Wednesday October 27
With every compilation of short films, there’s a couple of pitfalls; if the compilation has a theme, there is a risk that theme itself will get in the way of the storytelling, but if there is no over-arching theme, you risk that the films become so different that it’s hard to understand why they were presented together in the first place. Unfortunately, Revolucion suffers from a bit of both. It has a theme, but the films are so different, and so uneven, that the concept itself at some point starts to take my attention away from the films. An all-star team of Mexican talent – Diego Luna (Milk), Gael Garcia Bernal (The Motorcycle Diaries), Fernando Eimbcke (Duck Season) and Carlos Reygadas (Silent Light) among others – contributed are represented, reflecting on the state of the Mexican revolution. It works best on the concrete level – a film about how a Mexican-American immigrant reconnections with her heritage when going back to Mexico for her father’s funeral, for example – but for a running time of 110 minutes, there are simply too few memorable moments.

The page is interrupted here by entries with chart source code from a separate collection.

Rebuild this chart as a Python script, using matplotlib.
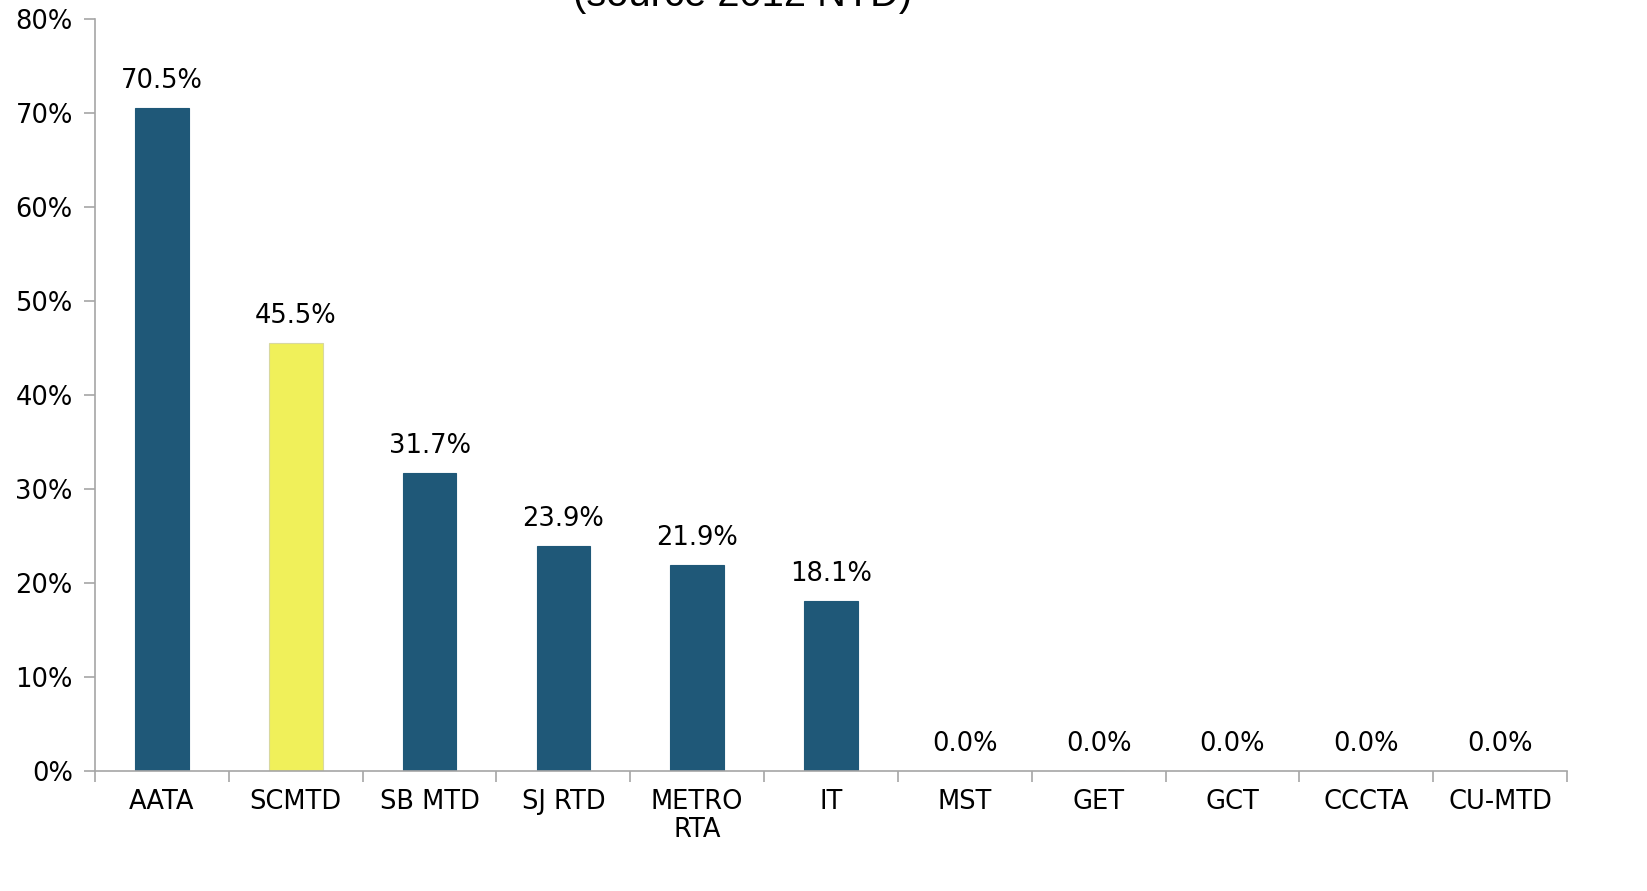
import matplotlib
matplotlib.use("Agg")
import matplotlib.pyplot as plt
import numpy as np

agencies = ["AATA", "SCMTD", "SB MTD", "SJ RTD", "METRO\nRTA", "IT",
            "MST", "GET", "GCT", "CCCTA", "CU-MTD"]
share = [70.5, 45.5, 31.7, 23.9, 21.9, 18.1, 0.0, 0.0, 0.0, 0.0, 0.0]
highlight = "SCMTD"
yticks = [0, 10, 20, 30, 40, 50, 60, 70, 80]

blue = "#1f5878"
yellow = "#f0f05a"
grey = "#a6a6a6"
fs = 18.5

fig = plt.figure(figsize=(16.47, 8.91), dpi=100)
ax = fig.add_axes([0.0577, 0.1347, 0.8937, 0.844])

x = np.arange(len(agencies))
colors = [yellow if a == highlight else blue for a in agencies]
edges = ["#d8d8a0" if a == highlight else blue for a in agencies]
ax.bar(x, share, width=0.4, color=colors, edgecolor=edges, linewidth=0.8)

for xi, v in zip(x, share):
    ax.annotate(f"{v:.1f}%", (xi, v), xytext=(0, 10), textcoords="offset points",
                ha="center", va="bottom", fontsize=fs, family="DejaVu Sans")

ax.set_xlim(-0.5, len(agencies) - 0.5)
ax.set_ylim(0, 80)
ax.set_yticks(yticks)
ax.set_yticklabels([f"{t}%" for t in yticks], fontsize=fs)
ax.set_xticks(x)
ax.set_xticklabels(agencies, fontsize=fs, linespacing=1.1)
ax.set_xticks(np.arange(len(agencies) + 1) - 0.5, minor=True)
ax.tick_params(axis="x", which="major", length=0, pad=13)
ax.tick_params(axis="x", which="minor", length=8, color=grey, width=1.2)
ax.tick_params(axis="y", length=8, color=grey, width=1.2, pad=8)

for s in ["top", "right"]:
    ax.spines[s].set_visible(False)
for s in ["left", "bottom"]:
    ax.spines[s].set_color(grey)
    ax.spines[s].set_linewidth(1.2)

fig.text(0.4508, 1 - 6 / 891, "(source 2012 NTD)", ha="center", va="baseline",
         fontsize=28.7, family="Liberation Sans")

fig.savefig("out.png", dpi=100)
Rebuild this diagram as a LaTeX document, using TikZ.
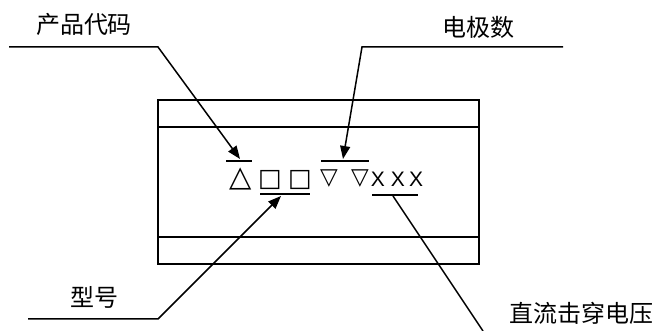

Waiting for Superman (USA)
I said in the first installment that a documentary about the American NASCAR obsession (Racing Dreams) is a subject not easily translated to Northern Europe. Enter Waiting for Superman, a documentary about American education policy, and a surprisingly potent box-office force. The cultural divide between Norway and the US is biggest in the sense that Norway has an almost exclusively public school system, whereas the US has a variety of private alternatives. As someone who comes from a culture of public education, and who thinks our system works relatively well, although we have some problems with poor test scores here as well, it’s a little hard to evaluate the education reform argument at the core of this film. Davis Guggenheim deserves recognition, however, for showing his hand, in what amount to a political stump speech for charter schools and against the perceived crippling powers of teachers unions. I balked somewhat at his apparent belief in a one size fits all education policy – based on the model developed by the eloquent polemicist Jeffrey Canada – and from what I’ve read about them, charter schools don’t always test better than regular schools, but the core of his film is important. As long as there are so many failing schools in America, it’s absolutely cruel to decide to who gets accepted into a charter school via a lottery. This cruelty lends extra punch to Guggenheim’s argument, and to the final scenes.
Blank City (USA)
I’ve written before about my general preference for films and art that in some way tries to push the envelope, and thus Blank City, a documentary about the people that made up the New York alternative scene in the seventies and eighties should have been right up my alley. And sure, there are some things of interest in this film. But in the long run, how interesting is it really to hear the victors retrospectively patting themselves on the back for having challenged political correctness and the status quo, while simultaneously moaning about the predictable toothlessness of current culture? Yeah, not very, not every for a nostalgia buff like me. Relatively little context is provided, furthering the sense that the film is mostly preaching to those who were there when it happened. It’s a kind of exclusive nostalgia that’s not particularly appealing.